Il faut attendre le milieu de l’exposition londonienne consacrée à Ilya et Emilia Kabakov à la Tate Modern pour se retrouver plongé dans l’atmosphère poisseuse et anxiogène dont le couple d’artistes russes nimbent ses installations et les souvenirs de sa vie, à Moscou, sous le régime communiste.
Mais sitôt qu’on sort de ce long labyrinthe ténébreux au sol crasseux et aux murs gris placardés d’extraits de l’album-photo et du journal de la mère d’Ilya, on ne sait plus trop si on s’est avancé vers la fin du show ou bien si l’on est revenu au début. L’espace semble s’être replié sur lui-même, comme le temps. Intitulée «Not Everyone Will Be Taken Into the Future», d’après une autre installation où des toiles éparpillées en vrac symbolisent l’art officiel qui a raté le train (figuré par l’arrière d’un wagon fiché dans le mur), toute l’expo se place dans un cul-de-sac. Et cherche comment s’en échapper et que faire de ce qui reste des promesses d’avenir pompeusement portées à l’époque par la propagande soviétique.
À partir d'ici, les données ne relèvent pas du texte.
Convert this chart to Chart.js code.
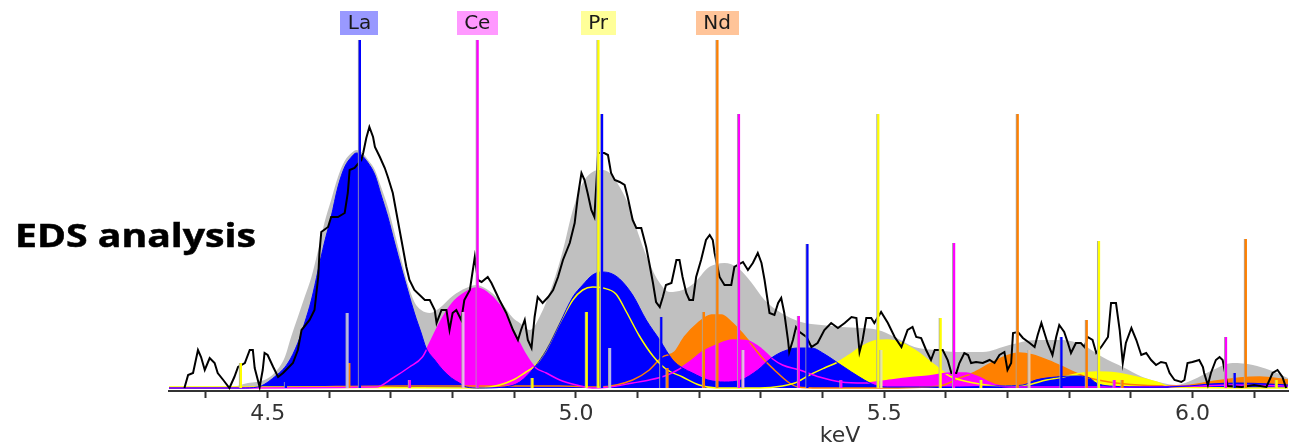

Ilya Kabakov, né en 1933, ne quitta le pays qu’en 1987 pour rejoindre Emilia, son ex-étudiante, aux Etats-Unis. Ce n’est donc qu’au seuil des années 90 qu’apparaissent dans son travail ces fameuses installations claustrophobes et rêveuses en même temps.
Auparavant, il se consacra à son boulot d'illustrateur de livres pour enfants. Or, ses Albums - et notamment l'importante série des Dix Personnages, montrés à la Tate - déroulent des sortes de fables modernes où le réalisme le dispute au merveilleux, l'ironie à la mélancolie, la mise en scène de soi à l'observation du paysage et des mœurs de l'URSS de Brejnev.
C’est en grande partie ces dessins qui fourniront ensuite à Kabakov la pelote narrative de ses œuvres plus conséquentes, installations donc, mais aussi peintures. Où se jouent quelque chose de l’échappée belle par la fiction et par le jeu de rôles. L’artiste s’imagine des identités variées et des œuvres multiples. Dans telle série (exposée aussi à la galerie Ropac à Paris), il est le jeune Spivak, qui entame sa carrière à la chute du régime, peint à la manière du Caravage, de Monet ou de De La Tour. Une tentative de remonter le fil de l’histoire de la peinture, parasitée par des bribes d’images de propagande.
L’art des Kabakov peut sembler parfois manier trop lourdement des symboles trop littéraux.
Chez Ropac, à Paris, c’est un lustre tombé à terre, au milieu de photographies d’un palais, qui figure la grandeur déchue d’un passé fastueux. Ou bien une nuée de mouches suspendues au milieu d’un cabinet de toilettes qui incarnent ainsi le modeste espoir de s’envoler vers ailleurs. Mais, à chaque fois, l’entrecroisement des récits et des médiums enrichit la donne.
Pour l'installation à la mouche (Concert for a Fly, 1993), c'est la musique, faible plainte, mélange de battements d'ailes de l'insecte et de violons, qui vient sortir l'œuvre de l'évidence et du réalisme.